- SFC said Shah can't re-enter industry until March 2017
- Shah failed to disclose some of his personal trading accounts
Hong Kong’s securities regulator issued a one-year ban on Raaj Shah, who co-founded hedge-fund firm Matchpoint Investment Management Asia in 2009, for failing to disclose all his personal trading accounts in line with the firm’s policy.
Shah is banned from re-entering the industry until March 9, 2017, the Securities and Futures Commission said in a statement posted on its website late Thursday. An investigation by the regulator found he had concealed two of his three personal accounts between January 2009 and May 2014, and failed to obtain prior approval for securities trading.
Shah was one of the people who compiled Matchpoint internal policies, which required all employees and directors to disclose personal accounts with outside brokers and to seek pre-clearance for securities trading, the regulator said. Shah had only revealed to the firm a personal account with HSBC Holdings Plc’s private bank and sought trading authorization for that account, it added.
An investigation by the SFC found he also had accounts with Interactive Brokers LLC and Goldman Sachs Group Inc. Between January 2009 and March 2013, when his firm had outside investors, he traded in 20 stocks worth almost $13.2 million through the Interactive Brokers account. He traded the same stocks as the fund managed by his firm on the same day on at least six occasions from August 2011 to March 2012.
Shah concealed his personal trading activities in that account by evading questions and denying having other accounts when confronted by another responsible officer of the firm, who is not identified, according to the statement.

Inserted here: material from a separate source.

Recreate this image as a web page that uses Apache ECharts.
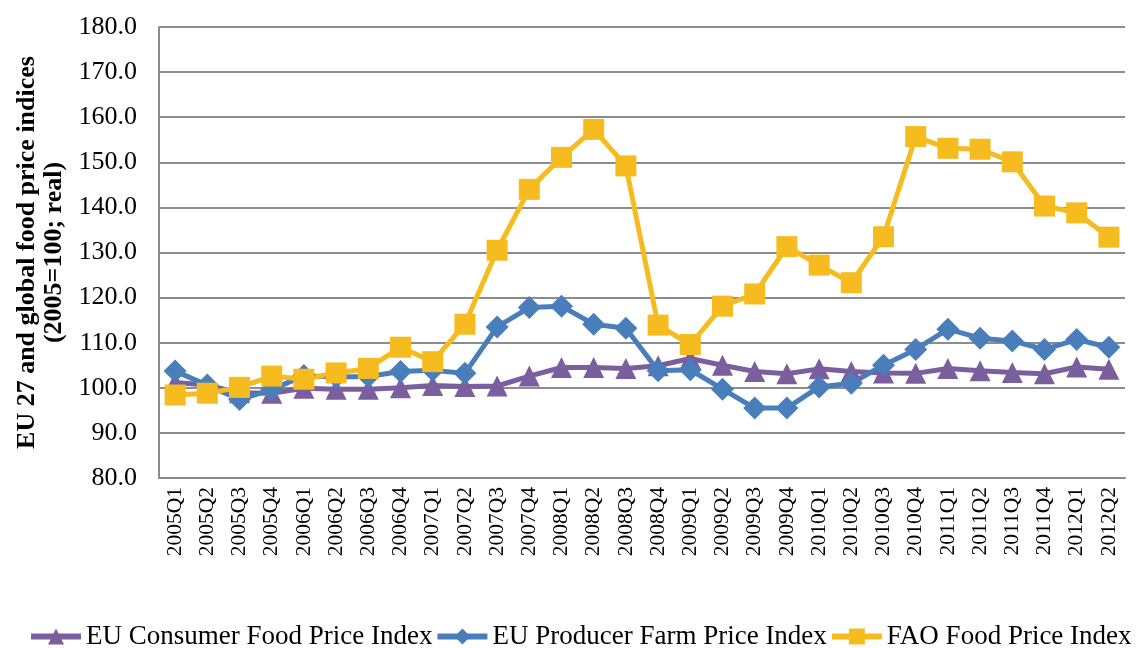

Shah was a partner of Och-Ziff Capital Management Group before founding his own firm. Matchpoint stopped managing client money in April 2013 after a strategic change, according to the SFC statement. He is not currently licensed by the SFC.
Shah didn’t immediately reply to an e-mail seeking comment on the allegations.
The SFC is stepping up scrutiny of personal trading irregularities in the hedge-fund industry. In mid-January, it banned Steven Barrett, a former trader at Black’s Link Capital and Myriad Asset Management, from the industry for 10 months after he was found to have concealed personal trades from the two employers by doing them through a friend.